GOSPEL COMMENTARY from the Navarre Bible, Commentary to the Gospel of St. John (with permission)

v. 26 Our Lord begins by pointing out that their attitudes are wrong: if they have the right attitude they will be able to understand his teaching in the eucharistic discourse.

  • “You seek me”, St Augustine comments, “for the flesh, not for the spirit. How many seek Jesus for no other purpose than that he may do them good in this present life!… Scarcely ever is Jesus sought for Jesus’ sake” (In Ioann. Evang., 25, 10).
  • This verse marks the beginning of the discourse on the bread of life which goes up to v. 59. It opens with an introduction in the form of a dialogue between Jesus and the Jews (vv. 26-34), in which our Lord reveals himself as the bringer of the messianic gifts. Then comes the first part of the discourse (vv. 35-47), in which Jesus presents himself as the Bread of Life, in the sense that faith in him is food for eternal life. In the second part (vv. 48-59) Christ reveals the mystery of the Eucharist: he is the Bread of Life who gives himself sacramentally as genuine food.

v. 27 Bodily food helps keep us alive in this world; spiritual food sustains and develops supernatural life, which will last forever in heaven. This food, which only God can give us, consists mainly in the gift of faith and sanctifying grace. Through God’s infinite love we are given, in the Blessed Eucharist, the very author of these gifts, Jesus Christ, as nourishment for our souls.
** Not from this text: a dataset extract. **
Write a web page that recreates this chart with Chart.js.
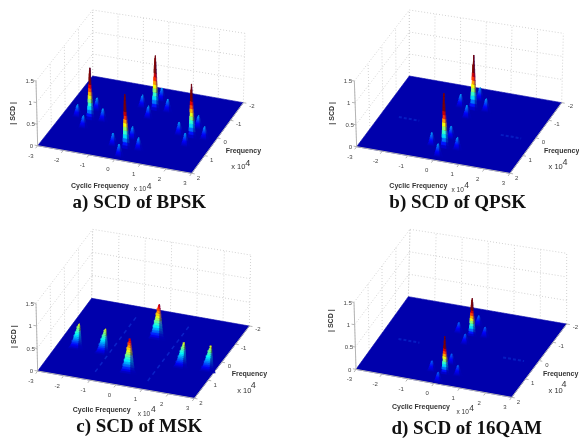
<!DOCTYPE html>
<html>
<head>
<meta charset="utf-8">
<script src="https://cdn.jsdelivr.net/npm/chart.js@4"></script>
<style>
html,body{margin:0;padding:0;background:#fff;overflow:hidden}
#wrap{position:relative;width:579px;height:441px}
canvas{position:absolute;filter:blur(.7px)}
</style>
</head>
<body>
<div id="wrap"></div>
<script>
// axis ticks
const alphaTicks = [-3,-2,-1,0,1,2,3]
const freqTicks = [-2,-1,0,1,2]
const zTicks = [0,0.5,1,1.5]
const zLabels = ['0','0.5','1','1.5']

// main peaks (cyclic freq, freq, height)
const bpskAlpha = [0.12,-1.88,2.12,0.12]
const bpskFreq = [-0.83,0.22,0.22,1.35]
const bpskHeight = [1.22,1.18,1.18,1.22]

const qpskAlpha = [0.12,0.11]
const qpskFreq = [-0.86,1.31]
const qpskHeight = [1.22,1.22]
const qpskFaintAlpha = [-1.9,2.1]
const qpskFaintFreq = [0.15,0.15]

const mskAlpha = [0.24,0.13]
const mskFreq = [-0.7,1.2]
const mskHeight = [0.7,0.7]
const mskSideAlpha = [-2.25,-1.23,1.77,2.76]
const mskSideFreq = [0.36,0.39,0.4,0.34]
const mskSideHeight = [0.46,0.46,0.46,0.46]
const mskRidgeAlpha = [-1.03,0.98]

const qamAlpha = [0.12,0.16]
const qamFreq = [-0.63,1.45]
const qamHeight = [0.82,0.82]
const qamFaintAlpha = [-1.9,2.1]
const qamFaintFreq = [0.15,0.15]

// side lobes around every main peak
const lobeAlpha = [-0.5,0.5,0,0]
const lobeFreq = [0,0,-0.5,0.5]

// peak outline, fraction of height vs fraction of half width
const levelFrac = [0,0.06,0.12,0.19,0.26,0.33,0.4,0.47,0.54,0.61,0.68,0.75,0.82,0.89,0.95,1]
const widthFrac = [1,0.86,0.74,0.66,0.6,0.54,0.49,0.44,0.39,0.34,0.29,0.25,0.2,0.15,0.1,0.03]

const jetStops = [[0,0,0,172],[0.11,0,0,255],[0.36,0,255,255],[0.5,120,255,135],[0.63,255,255,0],[0.87,255,0,0],[1,128,0,0]]
const floorColor = '#0000ac'

// where each plot sits, in crop coordinates (3 units = 1 px)
const panels = [
  {left:0,top:0,w:290,h:220,
   floor:[[113,437],[575,520],[730,308],[278,228]],tops:[[108,243],[278,30],[735,100]],
   caption:'a) SCD of BPSK',capX:418,capY:608,
   cyc:[300,557],cycExp:[420,569],cyc4:[447,560],fr:[730,453],frExp:[715,502],fr4:[743,490],scd:[38,340]},
  {left:290,top:0,w:289,h:220,
   floor:[[200,440],[660,520],[815,308],[358,228]],tops:[[193,243],[358,30],[820,100]],
   caption:'b) SCD of QPSK',capX:503,capY:608,
   cyc:[385,558],cycExp:[503,572],cyc4:[530,558],fr:[815,453],frExp:[797,502],fr4:[825,487],scd:[125,340]},
  {left:0,top:220,w:290,h:221,
   floor:[[113,453],[583,535],[748,318],[275,235]],tops:[[108,250],[278,28],[752,105]],
   caption:'c) SCD of MSK',capX:418,capY:621,
   cyc:[305,569],cycExp:[432,583],cyc4:[460,570],fr:[748,463],frExp:[733,512],fr4:[760,497],scd:[42,350]},
  {left:290,top:220,w:289,h:221,
   floor:[[198,448],[665,532],[830,312],[355,230]],tops:[[192,247],[360,28],[830,100]],
   caption:'d) SCD of 16QAM',capX:530,capY:628,
   cyc:[393,561],cycExp:[518,577],cyc4:[545,565],fr:[812,461],frExp:[797,512],fr4:[822,495],scd:[122,302]}
]

function lerp(a,b,t){ return a+(b-a)*t }

function project(p,alpha,freq,z){
    let u = (alpha+3)/6, v = (2-freq)/4, t = z/1.5
    let [fl,fr,br,bl] = p.floor
    let [tfl,tbl,tbr] = p.tops
    let tfr = [tfl[0]+tbr[0]-tbl[0],tfl[1]+tbr[1]-tbl[1]]
    let out = [0,1].map(k=>{
        let bottom = lerp(lerp(fl[k],fr[k],u),lerp(bl[k],br[k],u),v)
        let top = lerp(lerp(tfl[k],tfr[k],u),lerp(tbl[k],tbr[k],u),v)
        return lerp(bottom,top,t)
    })
    return {x:out[0],y:out[1]}
}

function jet(v,dim){
    v = Math.min(1,v)
    let i = 0
    while(i<jetStops.length-2 && v>jetStops[i+1][0]) i++
    let a = jetStops[i], b = jetStops[i+1]
    let t = (v-a[0])/(b[0]-a[0])
    let c = [1,2,3].map(k=>lerp(a[k],b[k],t))
    if(dim){
        // shaded flank of the peak, fades into the floor blue
        c = [c[0]*0.55, c[1]*0.4, lerp(c[2],172,0.85)*(c[0]>100?0.5:1)]
    }
    return 'rgb('+c.map(Math.round).join(',')+')'
}

function polygon(points,color){
    return {data:points,showLine:true,fill:'shape',backgroundColor:color,borderColor:color,borderWidth:0.6,pointRadius:0}
}

function line(points,color,width,dash){
    return {data:points,showLine:true,fill:false,borderColor:color,borderWidth:width,borderDash:dash||[],pointRadius:0}
}

function peakBands(p,peak){
    let out = []
    for(let i=0;i<levelFrac.length-1;i++){
        let z0 = levelFrac[i]*peak.h, z1 = levelFrac[i+1]*peak.h
        let w0 = widthFrac[i]*peak.w, w1 = widthFrac[i+1]*peak.w
        let f0 = peak.f+peak.lean*(1-levelFrac[i]), f1 = peak.f+peak.lean*(1-levelFrac[i+1])
        let v = (z0+z1)/2/peak.zMax
        out.push(polygon([
            project(p,peak.a,f0,z0),project(p,peak.a+w0,f0,z0),
            project(p,peak.a+w1,f1,z1),project(p,peak.a,f1,z1),project(p,peak.a,f0,z0)
        ],jet(v,true)))
        out.push(polygon([
            project(p,peak.a-w0,f0,z0),project(p,peak.a+w0*0.25,f0,z0),
            project(p,peak.a+w1*0.25,f1,z1),project(p,peak.a-w1,f1,z1),project(p,peak.a-w0,f0,z0)
        ],jet(v,false)))
    }
    return out
}

function withLobes(alphas,freqs,heights,lobeH,zMax){
    let peaks = []
    alphas.forEach((a,i)=>{
        peaks.push({a:a,f:freqs[i],h:heights[i],w:0.16,lean:0,zMax:zMax})
        lobeAlpha.forEach((da,k)=>{
            peaks.push({a:a+da,f:freqs[i]+lobeFreq[k],h:lobeH,w:0.22,lean:0,zMax:1.1})
        })
    })
    return peaks
}

let bpskPeaks = withLobes(bpskAlpha,bpskFreq,bpskHeight,0.3,0.85)
let qpskPeaks = withLobes(qpskAlpha,qpskFreq,qpskHeight,0.3,0.85)
let mskPeaks = mskAlpha.map((a,i)=>({a:a,f:mskFreq[i],h:mskHeight[i],w:0.32,lean:0.15,zMax:0.75}))
    .concat(mskSideAlpha.map((a,i)=>({a:a,f:mskSideFreq[i],h:mskSideHeight[i],w:0.3,lean:0.25,zMax:0.75})))
let qamPeaks = withLobes(qamAlpha,qamFreq,qamHeight,0.24,0.58)
let allPeaks = [bpskPeaks,qpskPeaks,mskPeaks,qamPeaks]
let faintStreaks = [null,[qpskFaintAlpha,qpskFaintFreq],null,[qamFaintAlpha,qamFaintFreq]]

function buildDatasets(p,index){
    let back = []
    // dotted walls
    let grid = '#d2d2d2'
    freqTicks.forEach(f=>back.push(line([project(p,-3,f,0),project(p,-3,f,1.5)],grid,1,[1,2])))
    alphaTicks.forEach(a=>back.push(line([project(p,a,-2,0),project(p,a,-2,1.5)],grid,1,[1,2])))
    zTicks.forEach(z=>{
        back.push(line([project(p,-3,2,z),project(p,-3,-2,z)],grid,1,[1,2]))
        back.push(line([project(p,-3,-2,z),project(p,3,-2,z)],grid,1,[1,2]))
    })
    back.push(polygon([project(p,-3,2,0),project(p,3,2,0),project(p,3,-2,0),project(p,-3,-2,0),project(p,-3,2,0)],floorColor))

    // axis lines and tick marks
    let axisColor = '#b4b4b4'
    back.push(line([project(p,-3,2,0),project(p,3,2,0),project(p,3,-2,0)],axisColor,1))
    back.push(line([project(p,-3,2,0),project(p,-3,2,1.5)],axisColor,1))
    alphaTicks.forEach(a=>back.push(line([project(p,a,2,0),project(p,a,2.15,0)],axisColor,1)))
    freqTicks.forEach(f=>back.push(line([project(p,3,f,0),project(p,3.12,f,0)],axisColor,1)))
    zTicks.forEach(z=>back.push(line([project(p,-3,2,z),project(p,-3.12,2,z)],axisColor,1)))

    if(index===2){
        // thin ridges that show on the MSK floor
        mskRidgeAlpha.forEach(a=>back.push(line([project(p,a,1.55,0),project(p,a,-1.6,0)],'#0a22c8',1.5,[4,4])))
    }
    if(faintStreaks[index]){
        let [as,fs] = faintStreaks[index]
        as.forEach((a,i)=>back.push(line([project(p,a-0.4,fs[i],0),project(p,a+0.4,fs[i],0)],'#061cc2',2,[3,2])))
    }

    let peaks = allPeaks[index].slice().sort((a,b)=>a.f-b.f)
    peaks.forEach(pk=>{ back = back.concat(peakBands(p,pk)) })
    // chart.js paints the first dataset last
    return back.reverse()
}

const textPlugin = {
    id:'textPlugin',
    afterDraw(chart){
        let p = chart.options.plugins.textPlugin.panel
        let ctx = chart.ctx
        let sx = chart.scales.x, sy = chart.scales.y
        function put(text,at,font,color,rot){
            ctx.save()
            ctx.translate(sx.getPixelForValue(at[0]),sy.getPixelForValue(at[1]))
            if(rot) ctx.rotate(rot)
            ctx.font = font
            ctx.fillStyle = color
            ctx.textAlign = 'center'
            ctx.textBaseline = 'middle'
            ctx.fillText(text,0,0)
            ctx.restore()
        }
        let small = '6px "Liberation Sans"'
        let ink = '#444'
        alphaTicks.forEach(a=>{
            let q = project(p,a,2,0)
            put(String(a),[q.x-20,q.y+31],small,ink)
        })
        freqTicks.forEach(f=>{
            let q = project(p,3,f,0)
            put(String(f),[q.x+20+(2-f)*1.5,q.y+16-(2-f)*1.5],small,ink)
        })
        zTicks.forEach((z,i)=>{
            let q = project(p,-3,2,z)
            put(zLabels[i],[q.x-19,q.y+2],small,ink)
        })
        let label = 'bold 7px "Liberation Sans"'
        put('Cyclic Frequency',p.cyc,label,'#333')
        put('x 10',p.cycExp,'6.5px "Liberation Sans"','#333')
        put('4',p.cyc4,'8.5px "Liberation Sans"','#333')
        put('Frequency',p.fr,label,'#333')
        put('x 10',p.frExp,'7.5px "Liberation Sans"','#333')
        put('4',p.fr4,'9px "Liberation Sans"','#333')
        put('| SCD |',p.scd,label,'#333',-Math.PI/2)
        put(p.caption,[p.capX,p.capY],'bold 19px "Liberation Serif"','#111')
    }
}

panels.forEach((p,i)=>{
    let c = document.createElement('canvas')
    c.width = p.w
    c.height = p.h
    c.style.left = p.left+'px'
    c.style.top = p.top+'px'
    document.getElementById('wrap').appendChild(c)
    new Chart(c,{
        type:'scatter',
        data:{datasets:buildDatasets(p,i)},
        options:{
            responsive:false,
            animation:false,
            layout:{padding:0},
            scales:{
                x:{display:false,min:0,max:p.w*3},
                y:{display:false,min:0,max:p.h*3,reverse:true}
            },
            plugins:{legend:{display:false},tooltip:{enabled:false},textPlugin:{panel:p}}
        },
        plugins:[textPlugin]
    })
})
</script>
</body>
</html>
  • “On him has God the Father set his seal”: our Lord here refers to the authority by virtue of which he can give men the gifts he has referred to: for, being God and man, Jesus’ human nature is the instrument by means of which the Second Person of the Blessed Trinity acts.
  • St Thomas Aquinas comments on this sentence as follows: “What the Son of Man will give he possesses through his superiority over all other men in his singular and outstanding fullness of grace…. When a seal is impressed on wax, the wax receives the complete form of the seal. So it is that the Son received the entire form of the Father. This occurred in two ways; eternally (eternal generation), which is not referred to here because the seal and the sealed are different in nature from one another; what is referred to here is the other manner, that is, the mystery of the Incarnation, whereby God the Father impressed on human nature the Word, who is the reflexion and the very stamp of God’s nature, as Hebrews 1:3 says” (Commentary on St John, in loc.).

VIDEO REFLECTION 1
TOPIC: WILL YOU STOP FOLLOWING JESUS IF YOUR PRAYERS ARE NOT GRANTED?

In today’s gospel reading, the crowd searches for Jesus after they were fed with just five loaves of bread and two fish. Jesus tells them they are searching for him for the wrong reasons. They wanted the same manna that Moses provided them in the wilderness when they became hungry as they wandered for 40 years. But Jesus tells them that they have a deeper hunger, a spiritual hunger that He can only give. Jesus tells us, too, to search for Him for who He is rather than what He can give us. Let us reflect today on this question: why do we seek God? Is it because we only need Him to solve our problems? Are we seeking Him for the right reasons?